▸ INSTRUCTIONS TO FOLLOW: Restate each of the lines below word for word and drop every picture.

▸ DATA BLOCK:
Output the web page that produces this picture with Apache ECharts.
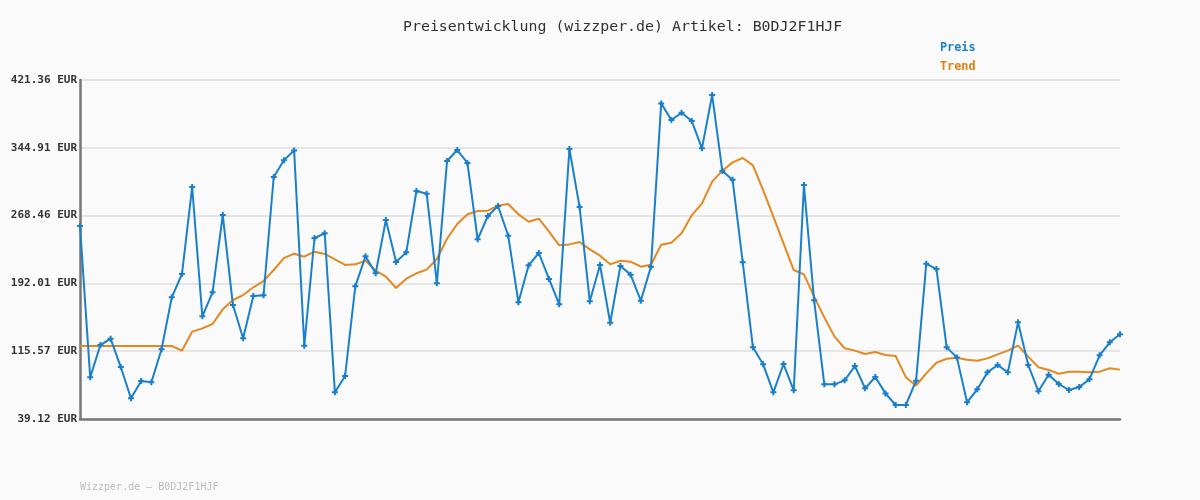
<!DOCTYPE html>
<html>
<head>
<meta charset="utf-8">
<title>Preisentwicklung</title>
<script src="https://cdn.jsdelivr.net/npm/echarts@6/dist/echarts.min.js"></script>
<style>
  html, body { margin: 0; padding: 0; background: #fafafa; }
  #chart { width: 1200px; height: 500px; }
</style>
</head>
<body>
<div id="chart"></div>
<script>
// Preis (blue) - one value per data point
var preis = [
  256.7, 86.1, 122.5, 129.7, 97.7, 62.4, 81.9, 80.5, 117.7, 176.3,
  202.6, 300.7, 154.9, 181.9, 269.1, 167.6, 130.1, 177.8, 178.6, 312.0,
  330.8, 342.0, 121.8, 243.2, 248.5, 69.2, 87.6, 188.7, 222.5, 203.4,
  263.5, 216.1, 227.0, 296.2, 293.2, 192.1, 330.0, 342.4, 327.8, 241.7,
  268.0, 279.3, 245.8, 170.7, 212.4, 226.3, 197.0, 168.4, 343.6, 278.1,
  171.8, 212.8, 147.7, 211.6, 201.9, 172.5, 210.9, 395.0, 376.3, 384.5,
  375.1, 344.3, 404.4, 318.7, 309.0, 215.8, 119.9, 100.8, 69.2, 101.1,
  71.4, 302.9, 172.9, 78.2, 78.2, 82.7, 98.9, 73.7, 86.5, 68.0,
  54.9, 54.9, 82.3, 214.3, 208.2, 119.9, 108.6, 57.9, 72.6, 91.7,
  100.0, 91.7, 148.1, 100.0, 70.3, 89.1, 78.6, 71.8, 75.2, 83.8,
  110.9, 125.6, 134.6
];

// Trend (orange)
var trend = [
  121.4, 121.4, 121.4, 121.4, 121.4, 121.4, 121.4, 121.4, 121.4, 121.4,
  116.2, 137.6, 141.3, 146.2, 162.8, 173.3, 178.9, 187.6, 194.7, 207.1,
  220.6, 225.5, 222.1, 227.8, 225.2, 219.1, 212.8, 213.5, 217.6, 206.4,
  199.6, 186.8, 197.3, 203.4, 207.5, 219.5, 242.4, 259.0, 269.9, 273.6,
  274.0, 279.7, 281.5, 269.9, 261.6, 265.0, 250.3, 234.9, 236.0, 238.7,
  230.4, 223.3, 213.5, 217.6, 216.5, 210.9, 213.1, 235.7, 237.9, 248.5,
  268.8, 282.3, 306.7, 319.1, 328.5, 333.4, 325.1, 297.3, 267.2, 237.2,
  207.1, 202.2, 177.1, 153.7, 132.0, 118.8, 116.2, 112.4, 114.7, 111.3,
  110.1, 86.1, 76.7, 90.6, 102.6, 107.1, 108.3, 106.0, 104.9, 107.5,
  112.0, 116.2, 121.8, 109.4, 97.4, 94.4, 90.2, 92.5, 92.5, 91.7,
  92.5, 96.3, 94.8
];

// y-axis ticks as in the original
var yTicks = [39.12, 115.57, 192.01, 268.46, 344.91, 421.36];

var xNames = [];
for (var i = 0; i < preis.length; i++) {
  xNames.push(String(i + 1));
}

var mono = 'DejaVu Sans Mono';

var option = {
  backgroundColor: '#fafafa',
  animation: false,
  title: [{
    text: 'Preisentwicklung (wizzper.de) Artikel: B0DJ2F1HJF',
    left: 403,
    top: 20,
    padding: 0,
    textStyle: { fontFamily: mono, fontSize: 14.9, fontWeight: 'normal', color: '#333333' }
  }, {
    text: 'Wizzper.de \u2013 B0DJ2F1HJF',
    left: 80,
    top: 482,
    padding: 0,
    textStyle: { fontFamily: mono, fontSize: 10, fontWeight: 'normal', color: '#bbbbbb' }
  }],
  legend: {
    orient: 'vertical',
    left: 935,
    top: 41,
    padding: 0,
    itemGap: 7,
    itemWidth: 0,
    itemHeight: 13,
    icon: 'none',
    selectedMode: false,
    textStyle: { fontFamily: mono, fontSize: 11.8, fontWeight: 'bold', padding: 0 },
    data: [
      { name: 'Preis', textStyle: { color: '#1a7fcb' } },
      { name: 'Trend', textStyle: { color: '#e07f10' } }
    ]
  },
  grid: { left: 80, right: 80, top: 80, bottom: 81, containLabel: false },
  xAxis: {
    type: 'category',
    data: xNames,
    boundaryGap: false,
    axisLine: { show: true, lineStyle: { color: '#777777', width: 2.5 } },
    axisTick: { show: false },
    axisLabel: { show: false },
    splitLine: { show: false }
  },
  yAxis: {
    type: 'value',
    min: 39.12,
    max: 421.36,
    axisLine: { show: true, lineStyle: { color: '#777777', width: 2.5 } },
    axisTick: { show: false, customValues: yTicks },
    axisLabel: {
      customValues: yTicks,
      fontFamily: mono,
      fontSize: 11,
      fontWeight: 'bold',
      color: '#333333',
      margin: 3,
      formatter: function (v) { return v.toFixed(2) + ' EUR'; }
    },
    splitLine: { show: true, lineStyle: { color: '#e5e5e5', width: 2 } }
  },
  series: [{
    name: 'Trend',
    type: 'line',
    data: trend,
    symbol: 'none',
    lineStyle: { color: '#e3891f', width: 2 },
    itemStyle: { color: '#e3891f' },
    z: 2
  }, {
    name: 'Preis',
    type: 'line',
    data: preis,
    symbol: 'path://M2,0H4V2H6V4H4V6H2V4H0V2H2Z',
    symbolSize: 6,
    showAllSymbol: true,
    lineStyle: { color: '#1a80cc', width: 2 },
    itemStyle: { color: '#1a7fcb' },
    z: 3
  }]
};

var chart = echarts.init(document.getElementById('chart'));
chart.setOption(option);
</script>
</body>
</html>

▸ RESPONSE TO THE EXERCISE:
Output the web page that produces this picture with Apache ECharts.
<!DOCTYPE html>
<html>
<head>
<meta charset="utf-8">
<title>Preisentwicklung</title>
<script src="https://cdn.jsdelivr.net/npm/echarts@6/dist/echarts.min.js"></script>
<style>
  html, body { margin: 0; padding: 0; background: #fafafa; }
  #chart { width: 1200px; height: 500px; }
</style>
</head>
<body>
<div id="chart"></div>
<script>
// Preis (blue) - one value per data point
var preis = [
  256.7, 86.1, 122.5, 129.7, 97.7, 62.4, 81.9, 80.5, 117.7, 176.3,
  202.6, 300.7, 154.9, 181.9, 269.1, 167.6, 130.1, 177.8, 178.6, 312.0,
  330.8, 342.0, 121.8, 243.2, 248.5, 69.2, 87.6, 188.7, 222.5, 203.4,
  263.5, 216.1, 227.0, 296.2, 293.2, 192.1, 330.0, 342.4, 327.8, 241.7,
  268.0, 279.3, 245.8, 170.7, 212.4, 226.3, 197.0, 168.4, 343.6, 278.1,
  171.8, 212.8, 147.7, 211.6, 201.9, 172.5, 210.9, 395.0, 376.3, 384.5,
  375.1, 344.3, 404.4, 318.7, 309.0, 215.8, 119.9, 100.8, 69.2, 101.1,
  71.4, 302.9, 172.9, 78.2, 78.2, 82.7, 98.9, 73.7, 86.5, 68.0,
  54.9, 54.9, 82.3, 214.3, 208.2, 119.9, 108.6, 57.9, 72.6, 91.7,
  100.0, 91.7, 148.1, 100.0, 70.3, 89.1, 78.6, 71.8, 75.2, 83.8,
  110.9, 125.6, 134.6
];

// Trend (orange)
var trend = [
  121.4, 121.4, 121.4, 121.4, 121.4, 121.4, 121.4, 121.4, 121.4, 121.4,
  116.2, 137.6, 141.3, 146.2, 162.8, 173.3, 178.9, 187.6, 194.7, 207.1,
  220.6, 225.5, 222.1, 227.8, 225.2, 219.1, 212.8, 213.5, 217.6, 206.4,
  199.6, 186.8, 197.3, 203.4, 207.5, 219.5, 242.4, 259.0, 269.9, 273.6,
  274.0, 279.7, 281.5, 269.9, 261.6, 265.0, 250.3, 234.9, 236.0, 238.7,
  230.4, 223.3, 213.5, 217.6, 216.5, 210.9, 213.1, 235.7, 237.9, 248.5,
  268.8, 282.3, 306.7, 319.1, 328.5, 333.4, 325.1, 297.3, 267.2, 237.2,
  207.1, 202.2, 177.1, 153.7, 132.0, 118.8, 116.2, 112.4, 114.7, 111.3,
  110.1, 86.1, 76.7, 90.6, 102.6, 107.1, 108.3, 106.0, 104.9, 107.5,
  112.0, 116.2, 121.8, 109.4, 97.4, 94.4, 90.2, 92.5, 92.5, 91.7,
  92.5, 96.3, 94.8
];

// y-axis ticks as in the original
var yTicks = [39.12, 115.57, 192.01, 268.46, 344.91, 421.36];

var xNames = [];
for (var i = 0; i < preis.length; i++) {
  xNames.push(String(i + 1));
}

var mono = 'DejaVu Sans Mono';

var option = {
  backgroundColor: '#fafafa',
  animation: false,
  title: [{
    text: 'Preisentwicklung (wizzper.de) Artikel: B0DJ2F1HJF',
    left: 403,
    top: 20,
    padding: 0,
    textStyle: { fontFamily: mono, fontSize: 14.9, fontWeight: 'normal', color: '#333333' }
  }, {
    text: 'Wizzper.de \u2013 B0DJ2F1HJF',
    left: 80,
    top: 482,
    padding: 0,
    textStyle: { fontFamily: mono, fontSize: 10, fontWeight: 'normal', color: '#bbbbbb' }
  }],
  legend: {
    orient: 'vertical',
    left: 935,
    top: 41,
    padding: 0,
    itemGap: 7,
    itemWidth: 0,
    itemHeight: 13,
    icon: 'none',
    selectedMode: false,
    textStyle: { fontFamily: mono, fontSize: 11.8, fontWeight: 'bold', padding: 0 },
    data: [
      { name: 'Preis', textStyle: { color: '#1a7fcb' } },
      { name: 'Trend', textStyle: { color: '#e07f10' } }
    ]
  },
  grid: { left: 80, right: 80, top: 80, bottom: 81, containLabel: false },
  xAxis: {
    type: 'category',
    data: xNames,
    boundaryGap: false,
    axisLine: { show: true, lineStyle: { color: '#777777', width: 2.5 } },
    axisTick: { show: false },
    axisLabel: { show: false },
    splitLine: { show: false }
  },
  yAxis: {
    type: 'value',
    min: 39.12,
    max: 421.36,
    axisLine: { show: true, lineStyle: { color: '#777777', width: 2.5 } },
    axisTick: { show: false, customValues: yTicks },
    axisLabel: {
      customValues: yTicks,
      fontFamily: mono,
      fontSize: 11,
      fontWeight: 'bold',
      color: '#333333',
      margin: 3,
      formatter: function (v) { return v.toFixed(2) + ' EUR'; }
    },
    splitLine: { show: true, lineStyle: { color: '#e5e5e5', width: 2 } }
  },
  series: [{
    name: 'Trend',
    type: 'line',
    data: trend,
    symbol: 'none',
    lineStyle: { color: '#e3891f', width: 2 },
    itemStyle: { color: '#e3891f' },
    z: 2
  }, {
    name: 'Preis',
    type: 'line',
    data: preis,
    symbol: 'path://M2,0H4V2H6V4H4V6H2V4H0V2H2Z',
    symbolSize: 6,
    showAllSymbol: true,
    lineStyle: { color: '#1a80cc', width: 2 },
    itemStyle: { color: '#1a7fcb' },
    z: 3
  }]
};

var chart = echarts.init(document.getElementById('chart'));
chart.setOption(option);
</script>
</body>
</html>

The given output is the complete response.